Solitary, secretive, they furtively avoid humans and keep to remote, wild places. Females come into mating season only about once every two years at best, and the animals stay away even from each other the rest of the time.
Young males in particular are known to travel spectacular distances, going on long solo walks for hundreds of miles to stake out new territory or search out a mate. The animal photographed on Mount Adams may have been on just such a walkabout. But no one knows for sure.
Wolverines are the largest land-based animal in the weasel family -- sea otters beat them in size. They grow to about 3 feet in length and weigh up to 40 pounds.
They mostly scavenge carcasses, which they can smell from great distances. They have powerful jaws, enabling them to snap through frozen bones and carrion. They can dig, claw and bite, even through dirt and wood, to get at a dead or hibernating animal under many feet of snow.

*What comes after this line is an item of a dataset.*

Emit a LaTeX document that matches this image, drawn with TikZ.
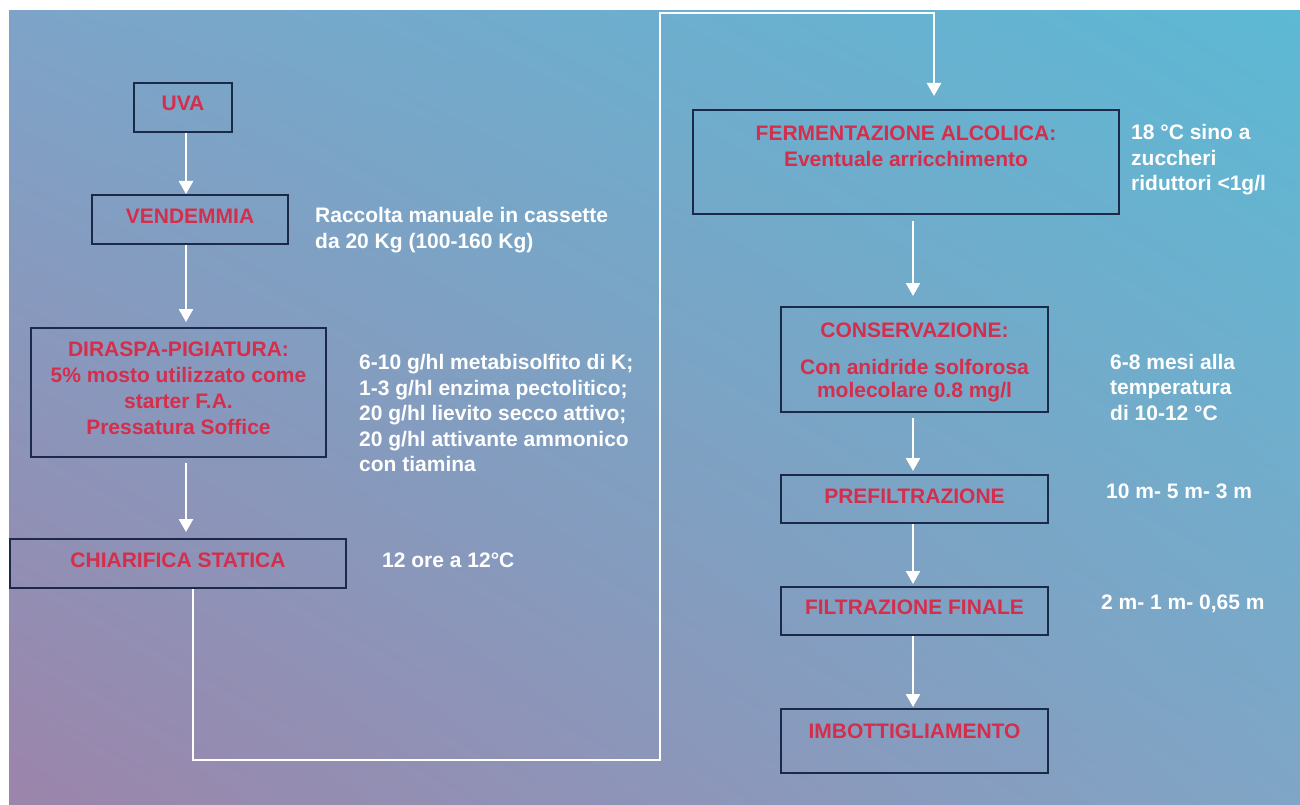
\documentclass[tikz,border=0pt]{standalone}
\usepackage{fontspec}
\setmainfont{Liberation Sans}
\usetikzlibrary{arrows.meta,shadings}
\definecolor{bgLL}{HTML}{9C84AA}
\definecolor{bgUR}{HTML}{5CB9D4}
\definecolor{bgUL}{HTML}{7DA4C8}
\definecolor{bgLR}{HTML}{80A5C6}
\definecolor{boxline}{HTML}{1C2A4A}
\definecolor{redtext}{HTML}{D42E4C}
\begin{document}
\begin{tikzpicture}[x=1pt,y=-1pt,
  box/.style={draw=boxline,line width=2pt,inner sep=0pt},
  redtxt/.style={text=redtext,font=\bfseries\fontsize{21}{26}\selectfont,align=center,inner sep=0pt},
  note/.style={text=white,font=\bfseries\fontsize{21}{25.5}\selectfont,align=left,anchor=west,inner sep=0pt},
  conn/.style={draw=white,line width=2.5pt,-{Triangle[width=14pt,length=13pt]}}]
\useasboundingbox (0,0) rectangle (1300,805);
\fill[white] (0,0) rectangle (1300,805);
\shade[shading=bilinear interpolation, lower left=bgLL, upper right=bgUR, upper left=bgUL, lower right=bgLR] (9,812) rectangle (1308,11);

% boxes
\node[box,minimum width=98pt,minimum height=49pt] (uva) at (183,107.5) {};
\node[box,minimum width=196pt,minimum height=49pt] (vend) at (190,219.5) {};
\node[box,minimum width=295pt,minimum height=129pt] (dir) at (178.5,392.5) {};
\node[box,minimum width=336pt,minimum height=49pt] (chiar) at (178,563.5) {};
\node[box,minimum width=426pt,minimum height=104pt] (ferm) at (906,162) {};
\node[box,minimum width=267pt,minimum height=105pt] (cons) at (914.5,359.5) {};
\node[box,minimum width=267pt,minimum height=48pt] (pref) at (914.5,499) {};
\node[box,minimum width=267pt,minimum height=48pt] (filt) at (914.5,611) {};
\node[box,minimum width=267pt,minimum height=64pt] (imb) at (914.5,741) {};

% box texts
\node[redtxt] (uvat) at (183,103) {UVA};
\node[redtxt] (vendt) at (190,216) {VENDEMMIA};
\node[redtxt] (dirt) at (178.5,388) {DIRASPA-PIGIATURA:\\5\% mosto utilizzato come\\starter F.A.\\Pressatura Soffice};
\node[redtxt] (chiart) at (178,560) {CHIARIFICA STATICA};
\node[redtxt] (fermt) at (906,146) {FERMENTAZIONE ALCOLICA:\\Eventuale arricchimento};
\node[redtxt,font=\bfseries\fontsize{21}{23}\selectfont] (const) at (914.5,362) {CONSERVAZIONE:\\[14pt]Con anidride solforosa\\molecolare 0.8 mg/l};
\node[redtxt] (preft) at (914.5,496) {PREFILTRAZIONE};
\node[redtxt] (filtt) at (914.5,607) {FILTRAZIONE FINALE};
\node[redtxt] (imbt) at (914.5,731) {IMBOTTIGLIAMENTO};

% notes
\node[note] (n1) at (315,230) {Raccolta manuale in cassette\\da 20 Kg (100-160 Kg)};
\node[note] (n2) at (359,413) {6-10 g/hl metabisolfito di K;\\1-3 g/hl enzima pectolitico;\\20 g/hl lievito secco attivo;\\20 g/hl attivante ammonico\\con tiamina};
\node[note] (n3) at (382,560) {12 ore a 12°C};
\node[note] (n4) at (1131,160) {18 °C sino a\\zuccheri\\riduttori <1g/l};
\node[note] (n5) at (1110,387) {6-8 mesi alla\\temperatura\\di 10-12 °C};
\node[note] (n6) at (1106,491) {10 m- 5 m- 3 m};
\node[note] (n7) at (1101,604) {2 m- 1 m- 0,65 m};

% connectors
\coordinate (lx) at (186,0);
\coordinate (rx) at (913,0);
\coordinate (c1) at (193,760);
\coordinate (c2) at (660,760);
\coordinate (c3) at (660,13);
\coordinate (c4) at (934,13);
\draw[conn] (uva.south -| lx) -- (vend.north -| lx);
\draw[conn,shorten >=5pt] (vend.south -| lx) -- (dir.north -| lx);
\draw[conn,shorten <=5pt,shorten >=6pt] (dir.south -| lx) -- (chiar.north -| lx);
\draw[conn,shorten >=13pt] (chiar.south -| c1) -- (c1) -- (c2) -- (c3) -- (c4) -- (ferm.north -| c4);
\draw[conn,shorten <=6pt,shorten >=10pt] (ferm.south -| rx) -- (cons.north -| rx);
\draw[conn,shorten <=5pt,shorten >=3pt] (cons.south -| rx) -- (pref.north -| rx);
\draw[conn,shorten >=2pt] (pref.south -| rx) -- (filt.north -| rx);
\draw[conn,shorten >=1pt] (filt.south -| rx) -- (imb.north -| rx);
\end{tikzpicture}
\end{document}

Rare as they are, wolverines are not federally listed for protection. But that may change as a result of a lawsuit that has sent the feds back for a nationwide review to determine if challenges to the animal's survival, including climate change, merit listing it as threatened or endangered.

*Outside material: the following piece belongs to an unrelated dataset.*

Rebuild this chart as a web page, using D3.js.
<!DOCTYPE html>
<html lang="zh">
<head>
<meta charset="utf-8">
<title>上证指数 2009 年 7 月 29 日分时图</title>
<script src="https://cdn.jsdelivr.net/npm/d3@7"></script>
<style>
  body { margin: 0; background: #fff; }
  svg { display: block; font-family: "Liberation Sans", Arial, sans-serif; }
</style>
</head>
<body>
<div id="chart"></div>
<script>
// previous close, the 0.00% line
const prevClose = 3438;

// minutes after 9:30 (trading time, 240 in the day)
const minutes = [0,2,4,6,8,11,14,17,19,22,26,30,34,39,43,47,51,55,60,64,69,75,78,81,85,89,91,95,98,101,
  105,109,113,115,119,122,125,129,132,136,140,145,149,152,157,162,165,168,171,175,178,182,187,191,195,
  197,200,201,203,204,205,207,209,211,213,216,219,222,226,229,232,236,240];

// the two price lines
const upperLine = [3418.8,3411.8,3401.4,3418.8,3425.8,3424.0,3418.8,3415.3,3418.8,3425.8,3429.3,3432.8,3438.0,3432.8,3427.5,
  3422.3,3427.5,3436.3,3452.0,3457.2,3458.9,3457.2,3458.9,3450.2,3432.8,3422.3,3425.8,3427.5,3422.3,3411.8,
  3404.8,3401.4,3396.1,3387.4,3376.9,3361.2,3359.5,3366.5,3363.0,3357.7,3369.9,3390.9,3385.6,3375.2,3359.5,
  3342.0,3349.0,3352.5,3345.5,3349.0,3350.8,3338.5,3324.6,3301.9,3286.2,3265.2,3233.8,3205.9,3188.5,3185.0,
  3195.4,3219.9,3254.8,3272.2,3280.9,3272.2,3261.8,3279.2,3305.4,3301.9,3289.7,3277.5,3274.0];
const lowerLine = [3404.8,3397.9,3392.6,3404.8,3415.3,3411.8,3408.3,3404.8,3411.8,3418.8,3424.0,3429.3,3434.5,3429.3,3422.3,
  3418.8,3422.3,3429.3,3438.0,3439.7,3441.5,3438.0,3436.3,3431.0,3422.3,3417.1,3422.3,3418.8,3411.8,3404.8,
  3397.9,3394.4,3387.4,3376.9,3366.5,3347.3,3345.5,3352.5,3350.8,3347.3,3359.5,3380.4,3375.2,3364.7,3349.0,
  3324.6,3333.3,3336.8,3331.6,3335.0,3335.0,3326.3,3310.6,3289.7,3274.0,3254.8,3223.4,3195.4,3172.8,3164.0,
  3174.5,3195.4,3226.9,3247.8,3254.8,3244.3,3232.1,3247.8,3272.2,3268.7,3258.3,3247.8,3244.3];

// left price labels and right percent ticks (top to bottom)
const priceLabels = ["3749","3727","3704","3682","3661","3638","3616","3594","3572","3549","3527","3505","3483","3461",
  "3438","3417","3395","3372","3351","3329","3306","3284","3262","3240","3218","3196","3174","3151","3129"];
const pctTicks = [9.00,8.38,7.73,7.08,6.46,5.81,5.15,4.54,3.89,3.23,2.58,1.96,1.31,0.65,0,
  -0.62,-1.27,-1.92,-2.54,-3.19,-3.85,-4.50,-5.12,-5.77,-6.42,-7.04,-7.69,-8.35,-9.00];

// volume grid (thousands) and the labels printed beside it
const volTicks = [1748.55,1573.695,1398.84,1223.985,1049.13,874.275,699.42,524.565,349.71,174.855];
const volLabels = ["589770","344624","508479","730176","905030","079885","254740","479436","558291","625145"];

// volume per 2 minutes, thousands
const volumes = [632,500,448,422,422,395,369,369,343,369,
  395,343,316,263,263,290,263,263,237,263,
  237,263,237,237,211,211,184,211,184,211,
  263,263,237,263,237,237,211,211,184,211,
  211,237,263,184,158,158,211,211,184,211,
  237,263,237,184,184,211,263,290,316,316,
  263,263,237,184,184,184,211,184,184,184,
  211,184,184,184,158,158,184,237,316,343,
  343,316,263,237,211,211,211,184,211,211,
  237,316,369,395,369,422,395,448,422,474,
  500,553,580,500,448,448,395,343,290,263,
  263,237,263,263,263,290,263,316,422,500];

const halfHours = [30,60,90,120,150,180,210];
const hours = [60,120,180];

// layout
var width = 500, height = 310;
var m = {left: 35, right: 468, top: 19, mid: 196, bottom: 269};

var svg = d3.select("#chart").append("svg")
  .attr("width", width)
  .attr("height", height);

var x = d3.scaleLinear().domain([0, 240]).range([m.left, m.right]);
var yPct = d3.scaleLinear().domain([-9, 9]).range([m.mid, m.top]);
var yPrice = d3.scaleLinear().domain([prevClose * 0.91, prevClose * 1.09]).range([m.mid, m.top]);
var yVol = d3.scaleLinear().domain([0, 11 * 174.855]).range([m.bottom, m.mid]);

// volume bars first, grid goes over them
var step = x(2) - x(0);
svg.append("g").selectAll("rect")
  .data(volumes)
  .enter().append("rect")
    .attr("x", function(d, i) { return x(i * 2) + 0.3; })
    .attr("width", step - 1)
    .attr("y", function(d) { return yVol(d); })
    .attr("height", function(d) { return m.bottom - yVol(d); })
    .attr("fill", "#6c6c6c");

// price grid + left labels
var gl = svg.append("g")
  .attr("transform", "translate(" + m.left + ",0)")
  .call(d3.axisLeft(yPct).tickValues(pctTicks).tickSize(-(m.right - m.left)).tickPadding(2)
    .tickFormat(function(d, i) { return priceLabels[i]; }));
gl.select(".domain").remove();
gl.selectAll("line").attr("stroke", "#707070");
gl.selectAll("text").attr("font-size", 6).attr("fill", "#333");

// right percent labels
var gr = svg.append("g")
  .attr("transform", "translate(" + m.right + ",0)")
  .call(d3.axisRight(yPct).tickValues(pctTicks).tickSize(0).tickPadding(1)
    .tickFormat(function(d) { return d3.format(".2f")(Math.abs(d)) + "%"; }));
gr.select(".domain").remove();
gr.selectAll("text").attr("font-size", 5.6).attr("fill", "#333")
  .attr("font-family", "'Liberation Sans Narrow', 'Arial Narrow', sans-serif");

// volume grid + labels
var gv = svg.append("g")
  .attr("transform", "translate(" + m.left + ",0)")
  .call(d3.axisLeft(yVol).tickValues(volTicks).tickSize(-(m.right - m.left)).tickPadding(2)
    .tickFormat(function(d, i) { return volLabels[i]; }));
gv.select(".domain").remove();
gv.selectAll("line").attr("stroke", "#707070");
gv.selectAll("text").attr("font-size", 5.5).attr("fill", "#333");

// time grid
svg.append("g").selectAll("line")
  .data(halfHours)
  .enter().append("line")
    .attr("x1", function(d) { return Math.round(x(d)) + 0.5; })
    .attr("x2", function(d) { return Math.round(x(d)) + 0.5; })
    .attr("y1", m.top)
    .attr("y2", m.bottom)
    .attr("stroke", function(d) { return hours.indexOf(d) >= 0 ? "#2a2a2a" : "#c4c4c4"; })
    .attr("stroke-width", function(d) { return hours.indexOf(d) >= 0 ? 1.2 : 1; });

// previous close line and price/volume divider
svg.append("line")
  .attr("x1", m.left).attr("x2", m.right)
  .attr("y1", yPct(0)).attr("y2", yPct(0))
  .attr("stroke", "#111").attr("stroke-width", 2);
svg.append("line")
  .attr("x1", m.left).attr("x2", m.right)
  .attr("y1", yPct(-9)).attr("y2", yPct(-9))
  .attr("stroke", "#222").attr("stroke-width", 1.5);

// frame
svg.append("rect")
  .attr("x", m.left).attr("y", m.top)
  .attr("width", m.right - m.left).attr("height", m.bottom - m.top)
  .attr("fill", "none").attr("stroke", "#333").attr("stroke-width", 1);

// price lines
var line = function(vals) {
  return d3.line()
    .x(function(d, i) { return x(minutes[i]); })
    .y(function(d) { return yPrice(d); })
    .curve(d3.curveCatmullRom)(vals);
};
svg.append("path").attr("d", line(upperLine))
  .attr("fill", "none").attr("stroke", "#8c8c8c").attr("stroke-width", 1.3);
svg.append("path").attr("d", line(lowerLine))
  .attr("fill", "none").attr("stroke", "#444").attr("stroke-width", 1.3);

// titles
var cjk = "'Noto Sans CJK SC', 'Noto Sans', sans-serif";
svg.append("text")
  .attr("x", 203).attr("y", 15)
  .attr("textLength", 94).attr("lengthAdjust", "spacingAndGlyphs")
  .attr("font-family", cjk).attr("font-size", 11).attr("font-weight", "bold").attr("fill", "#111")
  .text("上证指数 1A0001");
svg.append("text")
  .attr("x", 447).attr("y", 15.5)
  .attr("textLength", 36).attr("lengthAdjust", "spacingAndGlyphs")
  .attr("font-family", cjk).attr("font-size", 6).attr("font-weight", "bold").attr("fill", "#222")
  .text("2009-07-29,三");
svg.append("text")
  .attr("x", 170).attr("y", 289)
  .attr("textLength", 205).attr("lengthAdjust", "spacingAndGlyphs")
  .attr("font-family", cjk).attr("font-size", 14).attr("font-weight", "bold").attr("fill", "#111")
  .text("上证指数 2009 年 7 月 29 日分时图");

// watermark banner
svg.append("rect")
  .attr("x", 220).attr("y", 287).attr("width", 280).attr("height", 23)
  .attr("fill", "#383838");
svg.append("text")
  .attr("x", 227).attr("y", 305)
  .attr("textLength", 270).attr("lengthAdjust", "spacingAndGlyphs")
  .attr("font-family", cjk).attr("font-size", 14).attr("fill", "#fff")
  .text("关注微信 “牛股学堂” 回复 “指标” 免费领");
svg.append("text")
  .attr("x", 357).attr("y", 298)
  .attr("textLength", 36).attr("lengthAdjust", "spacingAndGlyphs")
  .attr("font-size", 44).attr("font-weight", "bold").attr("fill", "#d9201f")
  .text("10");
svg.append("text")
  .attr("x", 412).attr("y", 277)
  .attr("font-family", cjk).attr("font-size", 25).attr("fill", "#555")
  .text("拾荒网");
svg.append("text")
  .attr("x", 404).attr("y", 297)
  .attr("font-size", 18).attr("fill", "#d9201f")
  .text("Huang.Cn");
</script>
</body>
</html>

"We want to understand where these carnivores are coming from, how long they have been there, to understand what is going on in the South Cascades, to determine if these populations need some conservation protection," said Jocelyn Akins, a wildlife biologist who started the Cascades Carnivore Project in February 2008, using remote cameras to document the presence of elusive animals.
She has 11 cameras on Mount Adams above 3,000 feet, and routinely skis 12 miles at a clip to check on them.
Reached by cellphone on the south slopes of Mount Adams, she was checking photos on a motion-sensor camera -- 1,700 images in all from just one week -- that captured an entire catalog of species, from bear to short-tailed weasels, elk, deer, porcupine and birds, with a few hikers, forest fire fighters and a skier thrown in for good measure. Not to mention a yellow Labrador.
"I've got the best job out there," she said.
She uses bait to draw the animals. "Chicken is nice; it doesn't have any hair that interferes with the hair samples we collect," Akins said.
The hair samples are collected from a wire brush on a belt around the tree, and used to log the DNA of animals checking out the camera station.
Keith Aubry, research biologist at the U.S. Forest Service's Pacific Northwest Research Station in Olympia specializing in rare forest carnivores, called the wolverine sighting "exciting and potentially important. It's likely an animal that came from somewhere else and is wandering, and we don't know what it may lead to. It may expand their current range."